28 December 2003

The year ahead is Jamie Spencer’s date with destiny. His replacement of Michael Kinane as first jockey to Aidan O’Brien will make him or break him. It is as simple and as brutal as that.

At 23 he is fulfilling a promise first proclaimed when he won the Irish 1,000 Guineas on Tarascon as a downy-cheeked 16-year-old. Becoming Irish champion apprentice in 1999 set up his move to England and riding Endless Hall to win the Singapore Cup celebrated his appointment to Luca Cumani’s stable in 2001. Soon he was also being groomed by both Godolphin and O’Brien. He rode 112 winners that year. One day one of them would come calling. Now O’Brien has. Now Spencer has to deliver.

He has talent enough – witness his St Leger win for O’Brien on Brian Boru in September – but this is a quite new level of pressure. Millions and millions of euros, £and dollars rest on the backs of the Ballydoyle runners and the stud careers that follow. Have one unlucky ride, as Spencer himself had on Hawk Wing in the 2,000 Guineas in 2002, and `bad luck’ might be an alibi. Have two and serious `knocking’ is out in the open.
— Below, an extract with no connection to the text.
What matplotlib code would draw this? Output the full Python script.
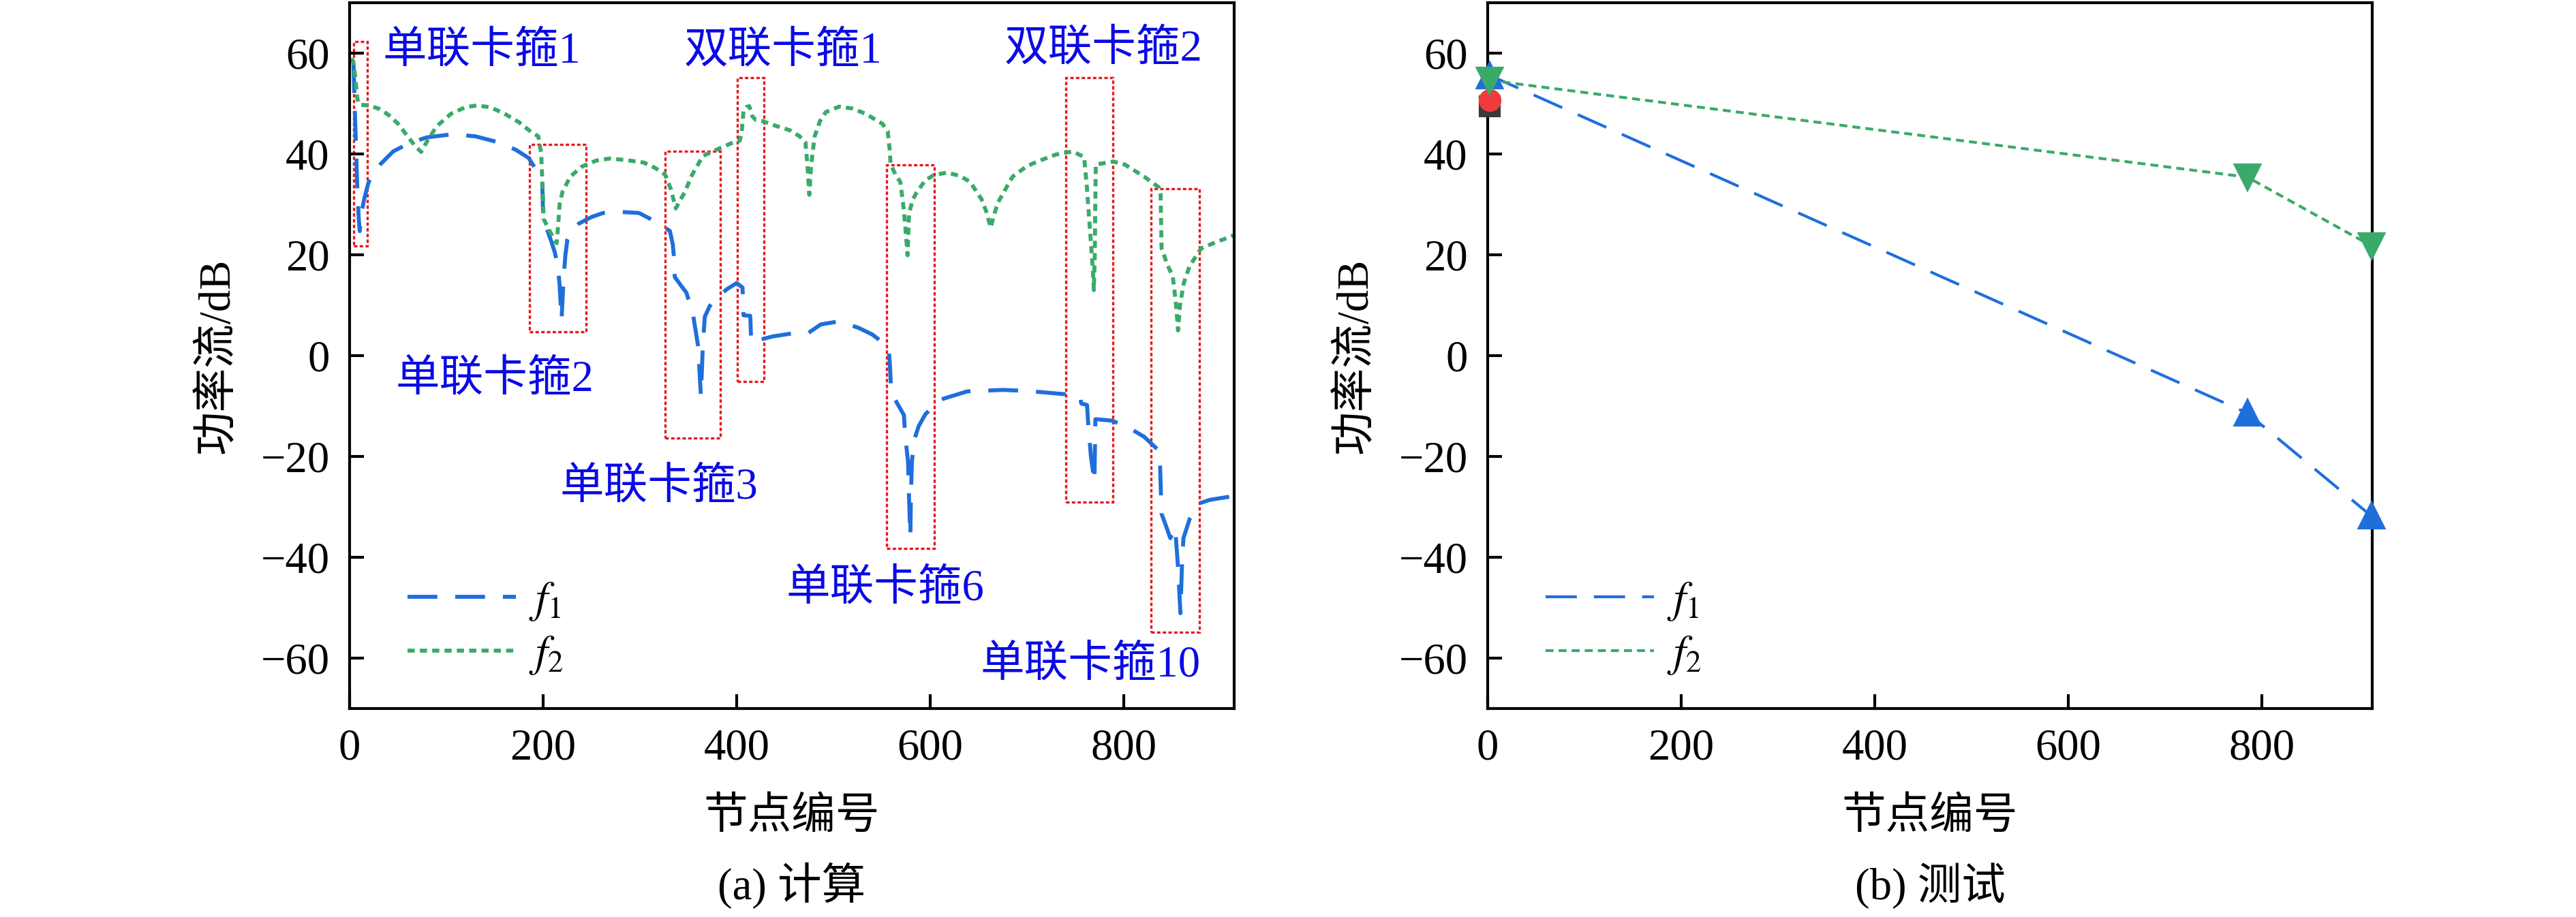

Kinane logged 58 Group One victories for Ballydoyle in five seasons and his ride in the Breeders’ Cup Turf on High Chaparral was one of the finest on any track any time. But at 44, having just collected his 13th jockeys’ championship in Ireland, he was still replaced by the younger rider. He will be a heck of an act to follow.

What’s more he will still be around. Kinane now rides as first jockey for the Aga Khan’s trainer John Oxx and will be in direct competition in the big races. For all Spencer’s promise it would be Kinane’s awesome main-event commitment that most people would still choose. Imagine the relish Mick will take if he can edge out the young tyro in any of their early encounters.

Spencer has great horsemanship skills and a cool nerve. But he is also a lot taller and therefore more weight pressed than Kinane and having to return early from Hong Kong this month because of lack of support was not a great omen. Yet all those things are known to the Coolmore/Ballydoyle team down in Tipperary just as they have always been aware of young Jamie up the road at Ballynonty.

They will need to think long term and stay calm if first results go against them. For Spencer’s challenge is their challenge. It is to prove wrong a harsh old adage: “Those whom the gods wish to destroy they first call promising.”